Material provided ::
----
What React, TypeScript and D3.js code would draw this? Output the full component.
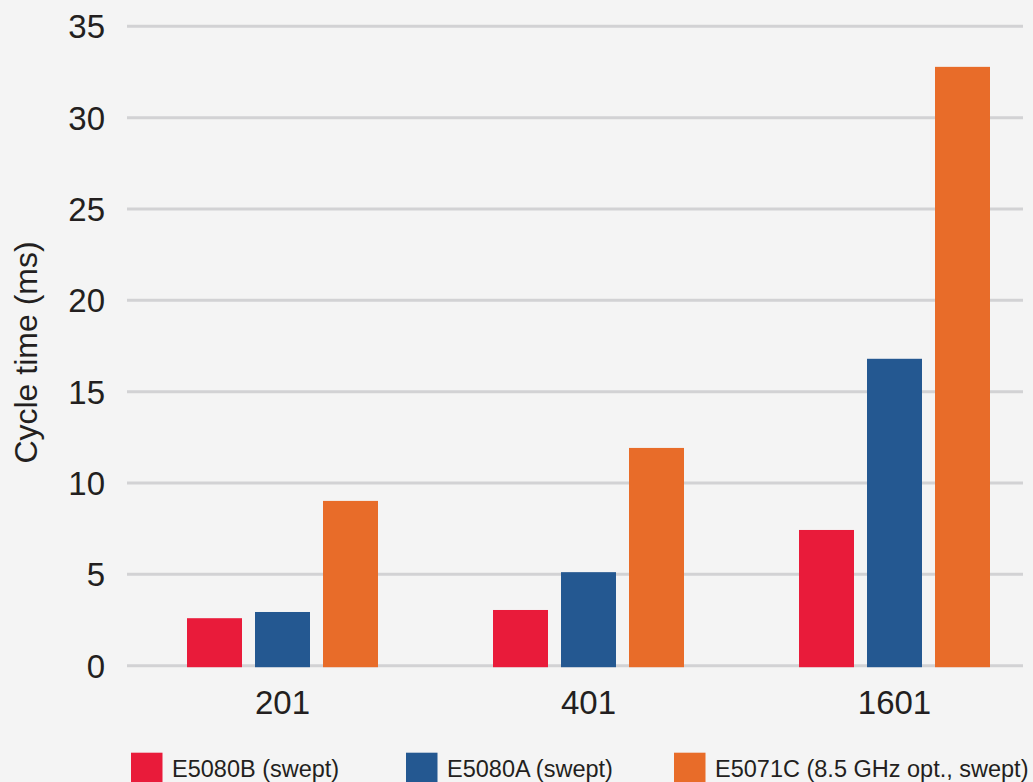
import { useEffect, useRef } from 'react';
import { scaleBand, scaleLinear, select } from 'd3';

const categories = ['201', '401', '1601'];
const seriesNames = ['E5080B (swept)', 'E5080A (swept)', 'E5071C (8.5 GHz opt., swept)'];
const e5080b = [2.6, 3.05, 7.43];
const e5080a = [2.94, 5.12, 16.8];
const e5071c = [9.02, 11.92, 32.78];
const yTicks = [0, 5, 10, 15, 20, 25, 30, 35];

const colors = ['#e91b3a', '#245891', '#e86c29'];
const textColor = '#231f20';
const fontFamily = '"Liberation Sans", Arial, Helvetica, sans-serif';

export default function App() {
  const svgRef = useRef<SVGSVGElement>(null);

  useEffect(() => {
    const svg = select(svgRef.current);
    svg.selectAll('*').remove();

    const seriesValues = [e5080b, e5080a, e5071c];

    const y = scaleLinear().domain([0, 35]).range([665.7, 26.3]);
    const x = scaleBand().domain(categories).range([129.5, 1047.5]);
    // bars inside one group
    const xInner = scaleBand()
      .domain(seriesNames)
      .range([0, 191])
      .paddingInner(13 / 68);

    svg.append('rect').attr('width', 1033).attr('height', 782).attr('fill', '#f4f4f4');

    // gridlines
    svg
      .selectAll('.grid')
      .data(yTicks)
      .join('line')
      .attr('class', 'grid')
      .attr('x1', 127)
      .attr('x2', 1023)
      .attr('y1', (d) => y(d))
      .attr('y2', (d) => y(d))
      .attr('stroke', '#d2d2d4')
      .attr('stroke-width', 3);

    // y tick labels
    svg
      .selectAll('.ytick')
      .data(yTicks)
      .join('text')
      .attr('class', 'ytick')
      .attr('x', 105)
      .attr('y', (d) => y(d) + 12)
      .attr('text-anchor', 'end')
      .attr('font-size', 33)
      .attr('font-family', fontFamily)
      .attr('fill', textColor)
      .text((d) => d);

    // bars
    const groups = svg
      .selectAll('.group')
      .data(categories)
      .join('g')
      .attr('class', 'group')
      .attr('transform', (d) => `translate(${x(d)! + x.bandwidth() / 2 - 95.5},0)`);

    groups
      .selectAll('rect')
      .data((_, i) => seriesNames.map((name, s) => ({ name, s, value: seriesValues[s][i] })))
      .join('rect')
      .attr('x', (d) => xInner(d.name)!)
      .attr('width', xInner.bandwidth())
      .attr('y', (d) => y(d.value))
      .attr('height', (d) => y(0) - y(d.value) + 1.5)
      .attr('fill', (d) => colors[d.s]);

    // x labels
    svg
      .selectAll('.xtick')
      .data(categories)
      .join('text')
      .attr('class', 'xtick')
      .attr('x', (d) => x(d)! + x.bandwidth() / 2)
      .attr('y', 714)
      .attr('text-anchor', 'middle')
      .attr('font-size', 33)
      .attr('font-family', fontFamily)
      .attr('fill', textColor)
      .text((d) => d);

    // y axis title
    svg
      .append('text')
      .attr('transform', 'translate(37,352.5) rotate(-90)')
      .attr('text-anchor', 'middle')
      .attr('font-size', 32)
      .attr('font-family', fontFamily)
      .attr('fill', textColor)
      .text('Cycle time (ms)');

    // legend
    const legendX = [131, 406, 674];
    const legend = svg
      .selectAll('.legend')
      .data(seriesNames)
      .join('g')
      .attr('class', 'legend')
      .attr('transform', (_, i) => `translate(${legendX[i]},752.7)`);
    legend.append('rect').attr('width', 31.5).attr('height', 40).attr('fill', (_, i) => colors[i]);
    legend
      .append('text')
      .attr('x', 41)
      .attr('y', 24.5)
      .attr('font-size', 23.5)
      .attr('font-family', fontFamily)
      .attr('fill', textColor)
      .text((d) => d);
  }, []);

  return (
    <svg
      ref={svgRef}
      width={1033}
      height={782}
      style={{ position: 'absolute', left: 0, top: 0, display: 'block' }}
    ></svg>
  );
}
----
Problem ::
Without the pictures, please reproduce each line of the listing above exactly, from the first one through the line bearing "scaleBand, scaleLinear, select".

The output ::
What React, TypeScript and D3.js code would draw this? Output the full component.
import { useEffect, useRef } from 'react';
import { scaleBand, scaleLinear, select } from 'd3';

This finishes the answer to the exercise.